The first number is the amount of money which is currently being offered by a bidder for a given item. The second number is what the next bid needs to be in order to become the "high bidder", otherwise known as "the current man on". In between the numbers are "filler words" which are what the auctioneer says to tie the chant together making it smooth and rhythmic.

Filler words serve as a thinking point for both the auctioneer and the bidders. Filler words can serve to make a statement, ask questions, or can simply serve as a means of adding rhythm to the chant. Some typical filler words taught at auction schools, are "dollar bid", "now", and "will ya give me?". The typically taught chant for beginning auctioneers follows the pattern: "One dollar bid, now two, now two, will ya give me two? Two dollar bid, now three, now three, will ya give me three?", and continues in this fashion until the crowd stops bidding and the item is sold to the high bidder (automobile auctions have "reserves" or "minimum price" placed on all automobiles, so if the high bidder doesn't meet the reserve, they may be asked to raise their own bid in order to successfully purchase the vehicle in question).

Often prior to "closing the bidding" and selling an item, auctioneers will announce: "Going once, going twice, sold!" or "Going, going, gone!", followed by announcing the winning bid. Often auctioneers will stand at a lectern with a gavel, which they use to bang the lectern to end bidding on an item prior to announcing the winning bid. Slurring filler words to make multi-part filler word phrases is a key element, giving the illusion that the auctioneer is talking fast, meant to create more excitement and bidding anxiety among the bidding crowd.

== Style ==
Once auctioneers become experienced in the auction profession, they usually develop their own style with regards to unique filler words, unique rhythm, and variable speed of delivering the chant. Typically, automobile auctioneers at dealer-only auctions and livestock auctioneers are known for their high-speed chants.

=== Ringmen ===
Many chants are accompanied by the unique yelling of a "ringman" who is an assistant to the auctioneer in the "auction ring". Ringmen are themselves professionals. Because auctioneering can place considerable stress on the vocal cords over time, many auctioneers also choose to serve as ringmen, often alternating duties with one or more partner(s). Ringmen assist in spotting bids and communicating essential information back to the auctioneer.

== Competition ==
Auctioneers also can participate in "competitions" which crown regional and world champion auctioneers based on their chants, which is common in the auto and livestock auction industry, but not limited to them. Ringmen can also compete in competitions.
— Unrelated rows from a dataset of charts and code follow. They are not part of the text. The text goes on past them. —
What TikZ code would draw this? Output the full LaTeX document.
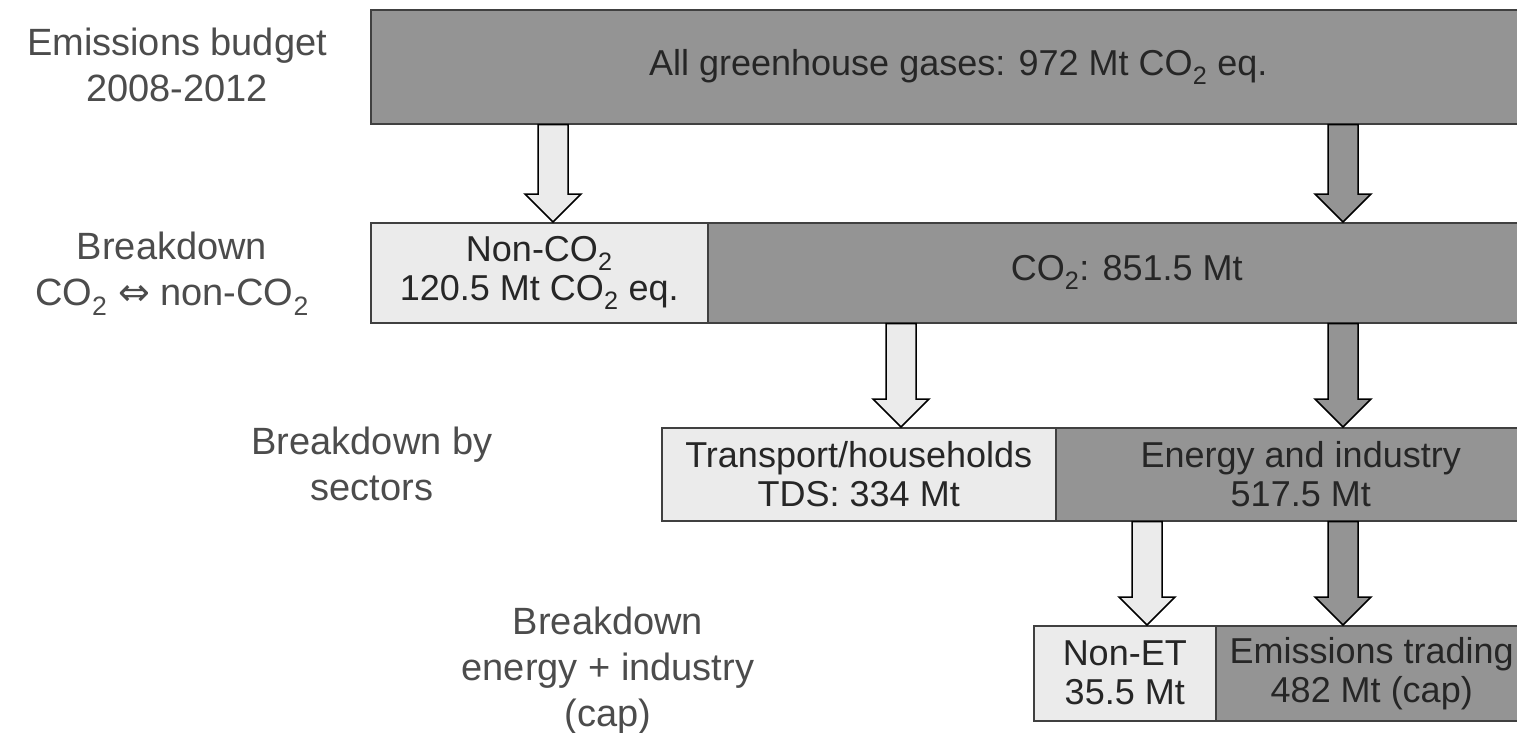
\documentclass[tikz,border=0pt]{standalone}
\usepackage{fontspec}
\setmainfont{Liberation Sans}
\newfontfamily\symfont{DejaVu Sans}
\usetikzlibrary{calc}
\newcommand\boxfont{\fontsize{36}{39}\selectfont}
\newcommand\labfont{\fontsize{38}{46}\selectfont}
\tikzset{
  box/.style={draw=black!75, line width=1.5pt, inner sep=0pt, align=center,
    font=\boxfont, text=black!85, anchor=north west},
  darkbox/.style={box, fill=black!42},
  lightbox/.style={box, fill=black!8},
  lab/.style={align=center, font=\labfont, text=black!70, inner sep=0pt, anchor=north},
  lightarrow/.style={draw=black, line width=1.5pt, fill=black!8},
  darkarrow/.style={draw=black, line width=1.5pt, fill=black!42},
}
\newcommand\blockarrow[3]{%
  \draw[#1] let \p1=(#2), \p2=(#3) in
    (\x1-15pt,\y1) -- (\x1-15pt,\y2+28pt) -- (\x1-28pt,\y2+28pt) -- (\x2,\y2)
    -- (\x1+28pt,\y2+28pt) -- (\x1+15pt,\y2+28pt) -- (\x1+15pt,\y1) -- cycle;}
\begin{document}
\begin{tikzpicture}[x=1pt,y=-1pt]
\useasboundingbox (0,0) rectangle (1517,732);
\clip (0,0) rectangle (1517,732);

% labels
\node[lab] (l1) at (177,28) {Emissions budget\\2008-2012};
\node[lab] (l2) at (172,232) {Breakdown\\CO\textsubscript{2} {\symfont ⇔} non-CO\textsubscript{2}};
\node[lab] (l3) at (372,427) {Breakdown by\\sectors};
\node[lab] (l4) at (608,607) {Breakdown\\energy + industry\\(cap)};

% boxes
\node[darkbox, minimum width=1175pt, minimum height=114pt] (b1) at (370,9)
  {All greenhouse gases: 972 Mt CO\textsubscript{2} eq.};
\node[lightbox, minimum width=337pt, minimum height=100pt] (b2l) at (370,222)
  {Non-CO\textsubscript{2}\\120.5 Mt CO\textsubscript{2} eq.};
\node[darkbox, minimum width=838pt, minimum height=100pt] (b2d) at (707,222)
  {CO\textsubscript{2}: 851.5 Mt};
\node[lightbox, minimum width=394pt, minimum height=93pt] (b3l) at (661,427)
  {Transport/households\\TDS: 334 Mt};
\node[darkbox, minimum width=490pt, minimum height=93pt] (b3d) at (1055,427)
  {Energy and industry\\517.5 Mt};
\node[lightbox, minimum width=182pt, minimum height=95pt] (b4l) at (1033,625)
  {Non-ET\\35.5 Mt};
\node[darkbox, minimum width=312pt, minimum height=95pt] (b4d) at (1215,625)
  {Emissions trading\\482 Mt (cap)};

% arrow axes
\coordinate (xa) at (553,0);
\coordinate (xb) at (1343,0);
\coordinate (xc) at (901,0);
\coordinate (xd) at (1147,0);

\blockarrow{lightarrow}{b1.south -| xa}{b2l.north -| xa}
\blockarrow{darkarrow}{b1.south -| xb}{b2d.north -| xb}
\blockarrow{lightarrow}{b2d.south -| xc}{b3l.north -| xc}
\blockarrow{darkarrow}{b2d.south -| xb}{b3d.north -| xb}
\blockarrow{lightarrow}{b3d.south -| xd}{b4l.north -| xd}
\blockarrow{darkarrow}{b3d.south -| xb}{b4d.north -| xb}
\end{tikzpicture}
\end{document}
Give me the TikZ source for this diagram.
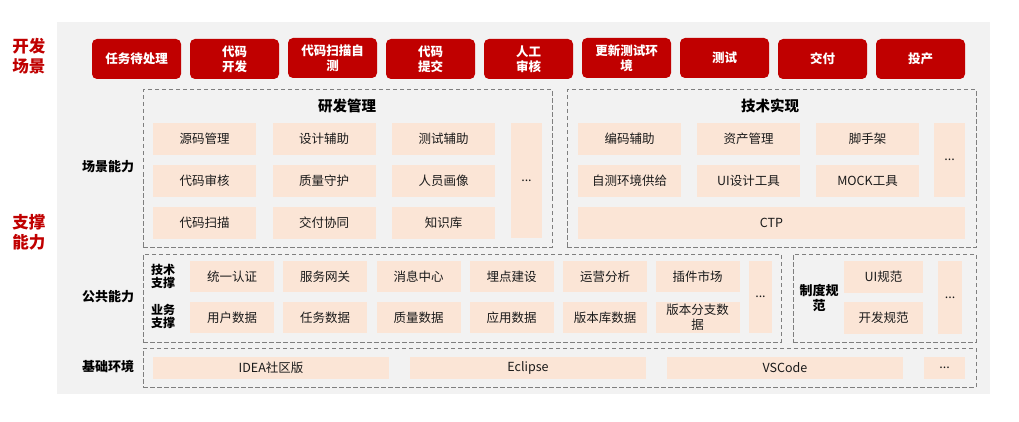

The National Auctioneers Association as well as state specific Auctioneer Associations hold annual Auctioneer "bid calling competitions". These organizations also hold Ringmen competitions.

== In popular culture ==
Auction chants have found their way into the music and the entertainment arena, such as the 1956 song "The Auctioneer" by Leroy Van Dyke, which was about a relative of Van Dyke who was an auctioneer, and the 1995 hit single "Sold (The Grundy County Auction Incident)" by John Michael Montgomery. Radio commercials for the American Tobacco Company's brand, Lucky Strike cigarettes, featured tobacco auctioneer Lee Aubrey "Speed" Riggs's phrase "Sold, American!", which made its way into the 1940 film His Girl Friday.

The auction chant was explored in the 1976 documentary How Much Wood Would a Woodchuck Chuck, by Werner Herzog.

In an episode of The Simpsons titled Homer's Enemy (Season 8, episode 23), an auctioneer sells an abandoned factory for a dollar after a comedic auction chant.